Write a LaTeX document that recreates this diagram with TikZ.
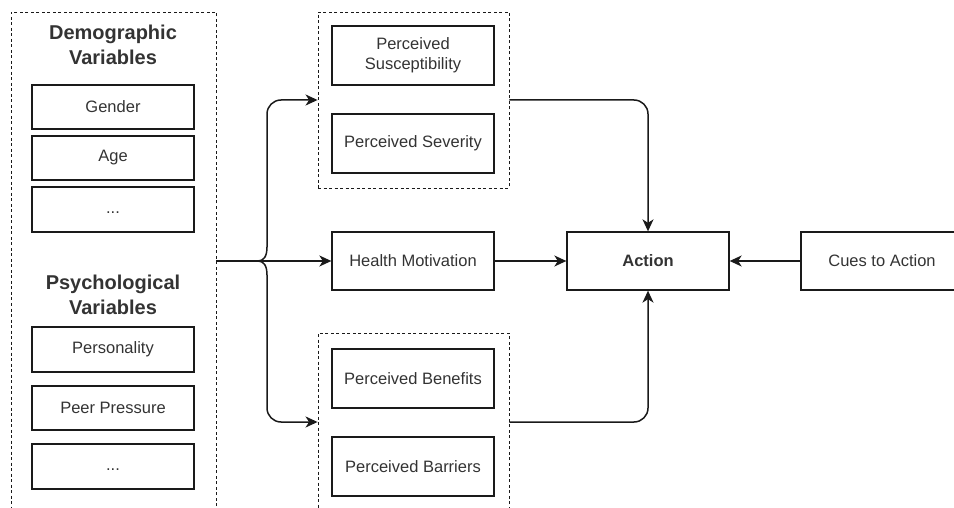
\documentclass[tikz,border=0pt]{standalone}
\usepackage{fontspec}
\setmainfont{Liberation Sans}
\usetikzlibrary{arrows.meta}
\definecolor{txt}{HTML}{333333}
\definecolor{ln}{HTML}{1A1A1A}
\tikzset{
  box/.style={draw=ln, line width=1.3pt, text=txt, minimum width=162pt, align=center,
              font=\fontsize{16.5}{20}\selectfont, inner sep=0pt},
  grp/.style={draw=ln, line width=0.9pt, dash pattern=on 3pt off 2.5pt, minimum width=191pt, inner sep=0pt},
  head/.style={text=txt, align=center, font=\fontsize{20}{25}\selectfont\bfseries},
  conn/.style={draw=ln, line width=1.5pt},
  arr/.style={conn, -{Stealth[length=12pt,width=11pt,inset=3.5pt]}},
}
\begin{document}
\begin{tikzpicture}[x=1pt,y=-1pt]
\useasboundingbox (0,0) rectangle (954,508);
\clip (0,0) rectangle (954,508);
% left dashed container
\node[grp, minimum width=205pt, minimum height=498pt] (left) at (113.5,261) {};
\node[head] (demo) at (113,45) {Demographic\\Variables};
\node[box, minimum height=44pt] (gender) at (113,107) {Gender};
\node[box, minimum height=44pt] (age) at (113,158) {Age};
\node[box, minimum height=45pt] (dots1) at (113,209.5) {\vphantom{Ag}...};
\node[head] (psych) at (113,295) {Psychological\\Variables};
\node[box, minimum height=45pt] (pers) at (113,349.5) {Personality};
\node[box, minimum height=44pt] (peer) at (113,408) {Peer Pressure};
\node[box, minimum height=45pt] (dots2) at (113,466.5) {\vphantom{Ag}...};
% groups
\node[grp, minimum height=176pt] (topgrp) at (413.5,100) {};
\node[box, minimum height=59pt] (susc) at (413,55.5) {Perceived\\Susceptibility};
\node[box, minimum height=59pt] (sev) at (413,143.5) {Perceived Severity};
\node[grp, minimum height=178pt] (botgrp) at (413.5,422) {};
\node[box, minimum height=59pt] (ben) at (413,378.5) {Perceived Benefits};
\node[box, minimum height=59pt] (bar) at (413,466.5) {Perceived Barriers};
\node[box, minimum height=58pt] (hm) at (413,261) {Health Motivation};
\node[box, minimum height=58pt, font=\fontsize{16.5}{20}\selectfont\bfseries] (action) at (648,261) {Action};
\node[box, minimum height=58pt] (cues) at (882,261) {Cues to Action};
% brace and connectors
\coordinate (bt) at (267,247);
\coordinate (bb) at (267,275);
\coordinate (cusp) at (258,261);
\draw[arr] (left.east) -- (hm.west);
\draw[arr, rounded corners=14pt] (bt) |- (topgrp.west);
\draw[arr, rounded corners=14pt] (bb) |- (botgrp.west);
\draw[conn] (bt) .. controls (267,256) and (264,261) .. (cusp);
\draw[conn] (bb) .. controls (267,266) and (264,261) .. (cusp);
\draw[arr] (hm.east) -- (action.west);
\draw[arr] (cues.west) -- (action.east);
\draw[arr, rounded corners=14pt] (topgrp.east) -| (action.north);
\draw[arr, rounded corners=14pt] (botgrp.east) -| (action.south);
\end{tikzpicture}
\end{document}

********************

- **Directions**: Please set down each line of the data above exactly as written, without the pictures.

- **Solved exercise**:
Write a LaTeX document that recreates this diagram with TikZ.
\documentclass[tikz,border=0pt]{standalone}
\usepackage{fontspec}
\setmainfont{Liberation Sans}
\usetikzlibrary{arrows.meta}
\definecolor{txt}{HTML}{333333}
\definecolor{ln}{HTML}{1A1A1A}
\tikzset{
  box/.style={draw=ln, line width=1.3pt, text=txt, minimum width=162pt, align=center,
              font=\fontsize{16.5}{20}\selectfont, inner sep=0pt},
  grp/.style={draw=ln, line width=0.9pt, dash pattern=on 3pt off 2.5pt, minimum width=191pt, inner sep=0pt},
  head/.style={text=txt, align=center, font=\fontsize{20}{25}\selectfont\bfseries},
  conn/.style={draw=ln, line width=1.5pt},
  arr/.style={conn, -{Stealth[length=12pt,width=11pt,inset=3.5pt]}},
}
\begin{document}
\begin{tikzpicture}[x=1pt,y=-1pt]
\useasboundingbox (0,0) rectangle (954,508);
\clip (0,0) rectangle (954,508);
% left dashed container
\node[grp, minimum width=205pt, minimum height=498pt] (left) at (113.5,261) {};
\node[head] (demo) at (113,45) {Demographic\\Variables};
\node[box, minimum height=44pt] (gender) at (113,107) {Gender};
\node[box, minimum height=44pt] (age) at (113,158) {Age};
\node[box, minimum height=45pt] (dots1) at (113,209.5) {\vphantom{Ag}...};
\node[head] (psych) at (113,295) {Psychological\\Variables};
\node[box, minimum height=45pt] (pers) at (113,349.5) {Personality};
\node[box, minimum height=44pt] (peer) at (113,408) {Peer Pressure};
\node[box, minimum height=45pt] (dots2) at (113,466.5) {\vphantom{Ag}...};
% groups
\node[grp, minimum height=176pt] (topgrp) at (413.5,100) {};
\node[box, minimum height=59pt] (susc) at (413,55.5) {Perceived\\Susceptibility};
\node[box, minimum height=59pt] (sev) at (413,143.5) {Perceived Severity};
\node[grp, minimum height=178pt] (botgrp) at (413.5,422) {};
\node[box, minimum height=59pt] (ben) at (413,378.5) {Perceived Benefits};
\node[box, minimum height=59pt] (bar) at (413,466.5) {Perceived Barriers};
\node[box, minimum height=58pt] (hm) at (413,261) {Health Motivation};
\node[box, minimum height=58pt, font=\fontsize{16.5}{20}\selectfont\bfseries] (action) at (648,261) {Action};
\node[box, minimum height=58pt] (cues) at (882,261) {Cues to Action};
% brace and connectors
\coordinate (bt) at (267,247);
\coordinate (bb) at (267,275);
\coordinate (cusp) at (258,261);
\draw[arr] (left.east) -- (hm.west);
\draw[arr, rounded corners=14pt] (bt) |- (topgrp.west);
\draw[arr, rounded corners=14pt] (bb) |- (botgrp.west);
\draw[conn] (bt) .. controls (267,256) and (264,261) .. (cusp);
\draw[conn] (bb) .. controls (267,266) and (264,261) .. (cusp);
\draw[arr] (hm.east) -- (action.west);
\draw[arr] (cues.west) -- (action.east);
\draw[arr, rounded corners=14pt] (topgrp.east) -| (action.north);
\draw[arr, rounded corners=14pt] (botgrp.east) -| (action.south);
\end{tikzpicture}
\end{document}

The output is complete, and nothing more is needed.